Dataset extract:
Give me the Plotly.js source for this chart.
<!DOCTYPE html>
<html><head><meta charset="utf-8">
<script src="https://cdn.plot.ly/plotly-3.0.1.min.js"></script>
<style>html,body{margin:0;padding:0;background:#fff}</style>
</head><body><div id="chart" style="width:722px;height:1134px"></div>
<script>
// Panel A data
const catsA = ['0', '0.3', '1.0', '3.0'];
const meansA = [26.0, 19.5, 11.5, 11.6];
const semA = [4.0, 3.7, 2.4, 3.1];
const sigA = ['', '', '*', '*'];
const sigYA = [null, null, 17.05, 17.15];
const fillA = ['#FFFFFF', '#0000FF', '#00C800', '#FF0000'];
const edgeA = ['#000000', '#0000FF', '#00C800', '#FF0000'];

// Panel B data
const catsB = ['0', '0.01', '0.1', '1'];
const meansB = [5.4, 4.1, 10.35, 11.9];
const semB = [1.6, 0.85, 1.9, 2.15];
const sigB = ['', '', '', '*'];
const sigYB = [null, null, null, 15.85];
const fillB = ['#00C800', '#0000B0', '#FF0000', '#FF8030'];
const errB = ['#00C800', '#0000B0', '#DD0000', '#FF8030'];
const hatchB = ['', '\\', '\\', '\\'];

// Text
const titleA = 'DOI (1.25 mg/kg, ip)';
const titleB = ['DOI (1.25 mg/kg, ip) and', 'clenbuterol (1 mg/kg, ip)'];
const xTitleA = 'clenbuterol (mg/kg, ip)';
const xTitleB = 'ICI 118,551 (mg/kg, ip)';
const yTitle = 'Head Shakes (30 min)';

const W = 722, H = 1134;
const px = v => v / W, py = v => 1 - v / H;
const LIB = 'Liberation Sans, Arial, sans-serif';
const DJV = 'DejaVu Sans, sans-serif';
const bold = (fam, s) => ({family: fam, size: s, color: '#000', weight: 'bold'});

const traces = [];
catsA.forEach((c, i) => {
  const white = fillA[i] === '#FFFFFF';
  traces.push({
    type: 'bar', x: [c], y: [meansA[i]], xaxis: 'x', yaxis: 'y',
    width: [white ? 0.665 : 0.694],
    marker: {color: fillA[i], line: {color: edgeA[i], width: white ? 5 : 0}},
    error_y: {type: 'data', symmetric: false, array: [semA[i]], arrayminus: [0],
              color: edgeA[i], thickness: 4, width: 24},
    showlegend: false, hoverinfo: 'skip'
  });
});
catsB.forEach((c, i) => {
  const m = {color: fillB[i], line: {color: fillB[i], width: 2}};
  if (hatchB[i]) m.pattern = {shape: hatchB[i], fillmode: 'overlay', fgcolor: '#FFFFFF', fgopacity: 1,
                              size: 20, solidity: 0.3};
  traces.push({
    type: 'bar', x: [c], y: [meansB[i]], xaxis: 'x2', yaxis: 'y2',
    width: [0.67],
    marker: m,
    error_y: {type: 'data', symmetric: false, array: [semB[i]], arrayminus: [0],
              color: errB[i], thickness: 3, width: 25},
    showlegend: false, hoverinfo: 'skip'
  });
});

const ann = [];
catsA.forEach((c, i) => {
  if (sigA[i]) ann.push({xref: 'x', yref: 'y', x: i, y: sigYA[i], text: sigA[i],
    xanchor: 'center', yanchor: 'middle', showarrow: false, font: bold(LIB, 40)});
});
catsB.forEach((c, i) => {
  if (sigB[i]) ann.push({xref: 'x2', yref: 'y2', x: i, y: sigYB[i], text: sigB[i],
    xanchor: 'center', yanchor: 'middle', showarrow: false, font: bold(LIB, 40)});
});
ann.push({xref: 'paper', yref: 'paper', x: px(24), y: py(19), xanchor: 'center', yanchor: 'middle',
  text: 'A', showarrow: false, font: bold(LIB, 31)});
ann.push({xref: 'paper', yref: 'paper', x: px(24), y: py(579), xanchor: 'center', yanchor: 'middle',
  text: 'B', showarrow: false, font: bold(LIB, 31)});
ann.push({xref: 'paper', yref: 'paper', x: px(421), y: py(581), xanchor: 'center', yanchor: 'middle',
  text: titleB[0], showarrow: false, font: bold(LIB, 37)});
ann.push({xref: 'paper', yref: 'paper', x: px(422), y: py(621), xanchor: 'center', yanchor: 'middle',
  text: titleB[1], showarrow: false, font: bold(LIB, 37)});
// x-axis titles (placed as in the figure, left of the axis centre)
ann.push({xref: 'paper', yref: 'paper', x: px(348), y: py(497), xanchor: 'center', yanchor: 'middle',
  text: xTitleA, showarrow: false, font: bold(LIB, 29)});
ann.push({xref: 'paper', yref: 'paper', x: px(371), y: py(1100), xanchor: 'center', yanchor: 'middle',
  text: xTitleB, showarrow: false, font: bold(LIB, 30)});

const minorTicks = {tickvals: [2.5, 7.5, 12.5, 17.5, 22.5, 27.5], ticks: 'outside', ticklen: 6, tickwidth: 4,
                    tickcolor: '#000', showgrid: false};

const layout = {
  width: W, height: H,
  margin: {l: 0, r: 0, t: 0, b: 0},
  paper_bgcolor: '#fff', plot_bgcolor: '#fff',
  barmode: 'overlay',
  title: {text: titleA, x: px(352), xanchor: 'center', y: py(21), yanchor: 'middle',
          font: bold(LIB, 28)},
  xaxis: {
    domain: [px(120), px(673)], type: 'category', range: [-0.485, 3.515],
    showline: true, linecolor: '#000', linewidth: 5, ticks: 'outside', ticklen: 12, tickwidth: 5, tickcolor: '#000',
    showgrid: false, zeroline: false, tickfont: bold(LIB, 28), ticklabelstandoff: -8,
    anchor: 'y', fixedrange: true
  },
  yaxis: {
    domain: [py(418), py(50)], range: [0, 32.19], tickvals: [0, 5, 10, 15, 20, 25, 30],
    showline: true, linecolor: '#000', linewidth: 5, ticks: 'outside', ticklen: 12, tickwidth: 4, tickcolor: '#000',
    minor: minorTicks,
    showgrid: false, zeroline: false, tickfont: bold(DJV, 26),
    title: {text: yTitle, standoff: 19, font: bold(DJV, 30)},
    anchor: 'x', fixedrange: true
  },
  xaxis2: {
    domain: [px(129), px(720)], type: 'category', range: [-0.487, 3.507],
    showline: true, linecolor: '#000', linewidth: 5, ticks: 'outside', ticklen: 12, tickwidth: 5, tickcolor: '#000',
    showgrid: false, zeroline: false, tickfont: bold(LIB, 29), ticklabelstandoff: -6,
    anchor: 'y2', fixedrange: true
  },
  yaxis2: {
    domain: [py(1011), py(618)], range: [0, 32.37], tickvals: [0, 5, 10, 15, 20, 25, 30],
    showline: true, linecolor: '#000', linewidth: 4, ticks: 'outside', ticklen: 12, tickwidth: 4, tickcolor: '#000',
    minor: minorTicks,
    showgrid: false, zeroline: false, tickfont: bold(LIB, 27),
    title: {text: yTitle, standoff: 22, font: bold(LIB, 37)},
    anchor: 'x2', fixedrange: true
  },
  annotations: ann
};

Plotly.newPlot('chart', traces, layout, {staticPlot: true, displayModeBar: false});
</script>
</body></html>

What you have to do:
Retype the listing above in full, with no alterations.

Full answer:
Give me the Plotly.js source for this chart.
<!DOCTYPE html>
<html><head><meta charset="utf-8">
<script src="https://cdn.plot.ly/plotly-3.0.1.min.js"></script>
<style>html,body{margin:0;padding:0;background:#fff}</style>
</head><body><div id="chart" style="width:722px;height:1134px"></div>
<script>
// Panel A data
const catsA = ['0', '0.3', '1.0', '3.0'];
const meansA = [26.0, 19.5, 11.5, 11.6];
const semA = [4.0, 3.7, 2.4, 3.1];
const sigA = ['', '', '*', '*'];
const sigYA = [null, null, 17.05, 17.15];
const fillA = ['#FFFFFF', '#0000FF', '#00C800', '#FF0000'];
const edgeA = ['#000000', '#0000FF', '#00C800', '#FF0000'];

// Panel B data
const catsB = ['0', '0.01', '0.1', '1'];
const meansB = [5.4, 4.1, 10.35, 11.9];
const semB = [1.6, 0.85, 1.9, 2.15];
const sigB = ['', '', '', '*'];
const sigYB = [null, null, null, 15.85];
const fillB = ['#00C800', '#0000B0', '#FF0000', '#FF8030'];
const errB = ['#00C800', '#0000B0', '#DD0000', '#FF8030'];
const hatchB = ['', '\\', '\\', '\\'];

// Text
const titleA = 'DOI (1.25 mg/kg, ip)';
const titleB = ['DOI (1.25 mg/kg, ip) and', 'clenbuterol (1 mg/kg, ip)'];
const xTitleA = 'clenbuterol (mg/kg, ip)';
const xTitleB = 'ICI 118,551 (mg/kg, ip)';
const yTitle = 'Head Shakes (30 min)';

const W = 722, H = 1134;
const px = v => v / W, py = v => 1 - v / H;
const LIB = 'Liberation Sans, Arial, sans-serif';
const DJV = 'DejaVu Sans, sans-serif';
const bold = (fam, s) => ({family: fam, size: s, color: '#000', weight: 'bold'});

const traces = [];
catsA.forEach((c, i) => {
  const white = fillA[i] === '#FFFFFF';
  traces.push({
    type: 'bar', x: [c], y: [meansA[i]], xaxis: 'x', yaxis: 'y',
    width: [white ? 0.665 : 0.694],
    marker: {color: fillA[i], line: {color: edgeA[i], width: white ? 5 : 0}},
    error_y: {type: 'data', symmetric: false, array: [semA[i]], arrayminus: [0],
              color: edgeA[i], thickness: 4, width: 24},
    showlegend: false, hoverinfo: 'skip'
  });
});
catsB.forEach((c, i) => {
  const m = {color: fillB[i], line: {color: fillB[i], width: 2}};
  if (hatchB[i]) m.pattern = {shape: hatchB[i], fillmode: 'overlay', fgcolor: '#FFFFFF', fgopacity: 1,
                              size: 20, solidity: 0.3};
  traces.push({
    type: 'bar', x: [c], y: [meansB[i]], xaxis: 'x2', yaxis: 'y2',
    width: [0.67],
    marker: m,
    error_y: {type: 'data', symmetric: false, array: [semB[i]], arrayminus: [0],
              color: errB[i], thickness: 3, width: 25},
    showlegend: false, hoverinfo: 'skip'
  });
});

const ann = [];
catsA.forEach((c, i) => {
  if (sigA[i]) ann.push({xref: 'x', yref: 'y', x: i, y: sigYA[i], text: sigA[i],
    xanchor: 'center', yanchor: 'middle', showarrow: false, font: bold(LIB, 40)});
});
catsB.forEach((c, i) => {
  if (sigB[i]) ann.push({xref: 'x2', yref: 'y2', x: i, y: sigYB[i], text: sigB[i],
    xanchor: 'center', yanchor: 'middle', showarrow: false, font: bold(LIB, 40)});
});
ann.push({xref: 'paper', yref: 'paper', x: px(24), y: py(19), xanchor: 'center', yanchor: 'middle',
  text: 'A', showarrow: false, font: bold(LIB, 31)});
ann.push({xref: 'paper', yref: 'paper', x: px(24), y: py(579), xanchor: 'center', yanchor: 'middle',
  text: 'B', showarrow: false, font: bold(LIB, 31)});
ann.push({xref: 'paper', yref: 'paper', x: px(421), y: py(581), xanchor: 'center', yanchor: 'middle',
  text: titleB[0], showarrow: false, font: bold(LIB, 37)});
ann.push({xref: 'paper', yref: 'paper', x: px(422), y: py(621), xanchor: 'center', yanchor: 'middle',
  text: titleB[1], showarrow: false, font: bold(LIB, 37)});
// x-axis titles (placed as in the figure, left of the axis centre)
ann.push({xref: 'paper', yref: 'paper', x: px(348), y: py(497), xanchor: 'center', yanchor: 'middle',
  text: xTitleA, showarrow: false, font: bold(LIB, 29)});
ann.push({xref: 'paper', yref: 'paper', x: px(371), y: py(1100), xanchor: 'center', yanchor: 'middle',
  text: xTitleB, showarrow: false, font: bold(LIB, 30)});

const minorTicks = {tickvals: [2.5, 7.5, 12.5, 17.5, 22.5, 27.5], ticks: 'outside', ticklen: 6, tickwidth: 4,
                    tickcolor: '#000', showgrid: false};

const layout = {
  width: W, height: H,
  margin: {l: 0, r: 0, t: 0, b: 0},
  paper_bgcolor: '#fff', plot_bgcolor: '#fff',
  barmode: 'overlay',
  title: {text: titleA, x: px(352), xanchor: 'center', y: py(21), yanchor: 'middle',
          font: bold(LIB, 28)},
  xaxis: {
    domain: [px(120), px(673)], type: 'category', range: [-0.485, 3.515],
    showline: true, linecolor: '#000', linewidth: 5, ticks: 'outside', ticklen: 12, tickwidth: 5, tickcolor: '#000',
    showgrid: false, zeroline: false, tickfont: bold(LIB, 28), ticklabelstandoff: -8,
    anchor: 'y', fixedrange: true
  },
  yaxis: {
    domain: [py(418), py(50)], range: [0, 32.19], tickvals: [0, 5, 10, 15, 20, 25, 30],
    showline: true, linecolor: '#000', linewidth: 5, ticks: 'outside', ticklen: 12, tickwidth: 4, tickcolor: '#000',
    minor: minorTicks,
    showgrid: false, zeroline: false, tickfont: bold(DJV, 26),
    title: {text: yTitle, standoff: 19, font: bold(DJV, 30)},
    anchor: 'x', fixedrange: true
  },
  xaxis2: {
    domain: [px(129), px(720)], type: 'category', range: [-0.487, 3.507],
    showline: true, linecolor: '#000', linewidth: 5, ticks: 'outside', ticklen: 12, tickwidth: 5, tickcolor: '#000',
    showgrid: false, zeroline: false, tickfont: bold(LIB, 29), ticklabelstandoff: -6,
    anchor: 'y2', fixedrange: true
  },
  yaxis2: {
    domain: [py(1011), py(618)], range: [0, 32.37], tickvals: [0, 5, 10, 15, 20, 25, 30],
    showline: true, linecolor: '#000', linewidth: 4, ticks: 'outside', ticklen: 12, tickwidth: 4, tickcolor: '#000',
    minor: minorTicks,
    showgrid: false, zeroline: false, tickfont: bold(LIB, 27),
    title: {text: yTitle, standoff: 22, font: bold(LIB, 37)},
    anchor: 'x2', fixedrange: true
  },
  annotations: ann
};

Plotly.newPlot('chart', traces, layout, {staticPlot: true, displayModeBar: false});
</script>
</body></html>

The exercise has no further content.